None of this makes much sense to anyone who has studied suicide as a universal human phenomenon. There have been many suicide outbreaks among adolescents and college-age people in other countries, past and present.
Moreover, suicide experts in both Europe and the US have been concerned for a long time about the role of mass media in triggering or sustaining such contagions. Some studies associate media publicity of the deaths (especially the suicides) of famous people with transient increases in suicide and even accident rates.
Not all researchers have found a correlation between local increases in such death rates and the way that suicide is reported in the media. But all have concluded that any (even oral) transmission of news about someone's suicide can suggest the act to susceptible people, especially impulsive adolescents with depressive tendencies.
The "Yukko syndrome" as a national phenomenon was possibly precipitated by the immediate, intense, and uniform manner in which Okada's death was sensationally reported throughout Japan. Shocking primetime hold-the-press postmortems, reports of the morbid thoughts behind the bright eyes and smile of such a highly visible vendor of adolescent dreams, could not help but infect other people, even those who were not her fans, with a sense of hopelessness about their own frustrations.
Such as it was, the Okada epidemic was minuscule compared with the "cluster suicides" which have plagued teenagers in several small towns in the US in recent years. In one case, a single high school in Plano, Texas, with roughly 100,000 people, was struck by six suicides in just seven months in 1983.

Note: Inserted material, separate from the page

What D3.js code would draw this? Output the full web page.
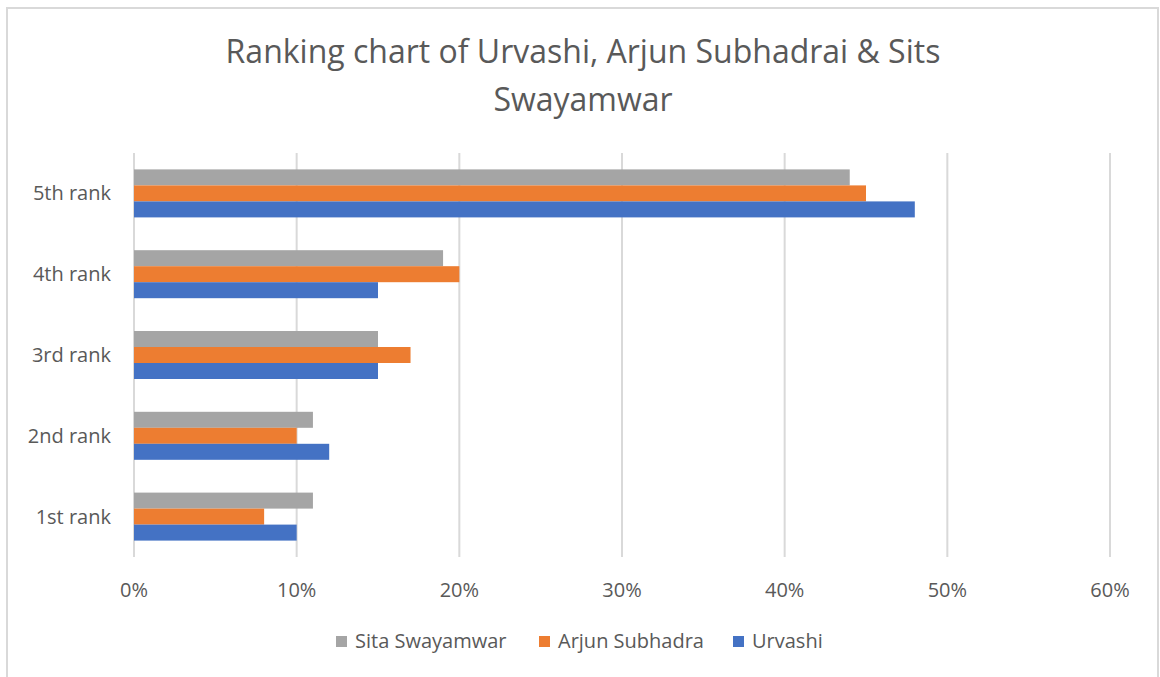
<!DOCTYPE html>
<html>
<head>
<meta charset="utf-8">
<script src="https://cdn.jsdelivr.net/npm/d3@7"></script>
<style>
  body { margin: 0; background: #fff; }
  text { font-family: "Open Sans", sans-serif; fill: #595959; }
</style>
</head>
<body>
<div id="chart-area"></div>
<script>
// ranks, bottom to top as in the chart
var categories = ["1st rank", "2nd rank", "3rd rank", "4th rank", "5th rank"];
var seriesNames = ["Sita Swayamwar", "Arjun Subhadra", "Urvashi"];
var seriesColors = ["#A5A5A5", "#ED7D31", "#4472C4"];

var sita = [0.11, 0.11, 0.15, 0.19, 0.44];
var arjun = [0.08, 0.10, 0.17, 0.20, 0.45];
var urvashi = [0.10, 0.12, 0.15, 0.15, 0.48];
var ticks = [0, 0.1, 0.2, 0.3, 0.4, 0.5, 0.6];

var seriesValues = [sita, arjun, urvashi];

var width = 1160, height = 677;
var margin = {left: 134, right: 50, top: 153, bottom: 120};

var svg = d3.select("#chart-area").append("svg")
    .attr("width", width)
    .attr("height", height);

// chart frame
svg.append("rect")
    .attr("x", 7).attr("y", 8)
    .attr("width", 1151).attr("height", 700)
    .attr("fill", "none")
    .attr("stroke", "#d9d9d9")
    .attr("stroke-width", 2);

// title
var title = svg.append("text")
    .attr("text-anchor", "middle")
    .style("font-size", "32px");
title.append("tspan").attr("x", 583).attr("y", 63)
    .text("Ranking chart of Urvashi, Arjun Subhadrai & Sits");
title.append("tspan").attr("x", 583).attr("y", 111)
    .text("Swayamwar");

var x = d3.scaleLinear()
    .domain([0, 0.6])
    .range([margin.left, 1110]);

var y = d3.scaleBand()
    .domain(categories.slice().reverse())
    .range([margin.top, 557]);

var inner = d3.scaleBand()
    .domain(seriesNames)
    .range([0, 48]);

// gridlines
svg.selectAll("line.grid")
    .data(ticks)
    .enter()
    .append("line")
    .attr("class", "grid")
    .attr("x1", function(d){ return x(d); })
    .attr("x2", function(d){ return x(d); })
    .attr("y1", margin.top)
    .attr("y2", 557)
    .attr("stroke", "#d9d9d9")
    .attr("stroke-width", 2);

// bars
seriesNames.forEach(function(name, si){
    svg.selectAll("rect.s" + si)
        .data(seriesValues[si])
        .enter()
        .append("rect")
        .attr("class", "s" + si)
        .attr("x", x(0))
        .attr("y", function(d, i){
            return y(categories[i]) + (y.bandwidth() - 48) / 2 + inner(name);
        })
        .attr("width", function(d){ return x(d) - x(0); })
        .attr("height", inner.bandwidth())
        .attr("fill", seriesColors[si]);
});

// x axis labels
svg.selectAll("text.xtick")
    .data(ticks)
    .enter()
    .append("text")
    .attr("class", "xtick")
    .attr("x", function(d){ return x(d); })
    .attr("y", 597)
    .attr("text-anchor", "middle")
    .style("font-size", "20px")
    .text(d3.format(".0%"));

// category labels
svg.selectAll("text.ytick")
    .data(categories)
    .enter()
    .append("text")
    .attr("class", "ytick")
    .attr("x", 111)
    .attr("y", function(d){ return y(d) + y.bandwidth() / 2 + 7; })
    .attr("text-anchor", "end")
    .style("font-size", "20px")
    .text(function(d){ return d; });

// legend
var legendX = [336, 539, 733];
var legend = svg.selectAll("g.legend")
    .data(seriesNames)
    .enter()
    .append("g")
    .attr("class", "legend")
    .attr("transform", function(d, i){ return "translate(" + legendX[i] + ",636)"; });

legend.append("rect")
    .attr("width", 11).attr("height", 11)
    .attr("fill", function(d, i){ return seriesColors[i]; });

legend.append("text")
    .attr("x", 19)
    .attr("y", 12)
    .style("font-size", "20px")
    .text(function(d){ return d; });
</script>
</body>
</html>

This is the annual equivalent of 12,000 teenage suicides in Japan with a population of 120 million--or 20 times the 600 juvenile suicides which Japan has averaged in the past five years. The number of juveniles who kill themselves each year in the US, with only twice Japan's population, runs into the thousands.
Pursuit or reunion suicides are a common response to the grief of separation from a parent, child, spouse, or lover, but they can also occur on death anniversaries. The deaths of cult heroes like James Dean (accident), Marilyn Monroe (suicide), and John Lennon (murder) are thought to have inspired several suicides. The suicide of Sylvia Plath probably figured in the suicide of fellow poet and friend Anne Sexton, if not in the deaths of other artistic women. The list of examples is long.
But even fictional suicides are reputed to have stimulated "imitative" or "identity" self-murders. The classic example is the death of the hero of Goethe's 18th-century novel, The Sorrows of Young Werther.
Journalists and even scholars are inclined to describe the history of suicide epidemics and landmarks in Japan as though plagues of Kierkegaard's "sickness unto death" are not also found in other countries. The "Yukko syndrome" shares too many aspects of suicide contagions elsewhere to be regarded as peculiar to Japan. Rather than prove that Japan's deified entertainers and their worshippers are somehow different, such "vogues" and "chain reactions" (the favourite misnomers of reporters and academics) really show how much the Japanese have in Common with the rest of humanity.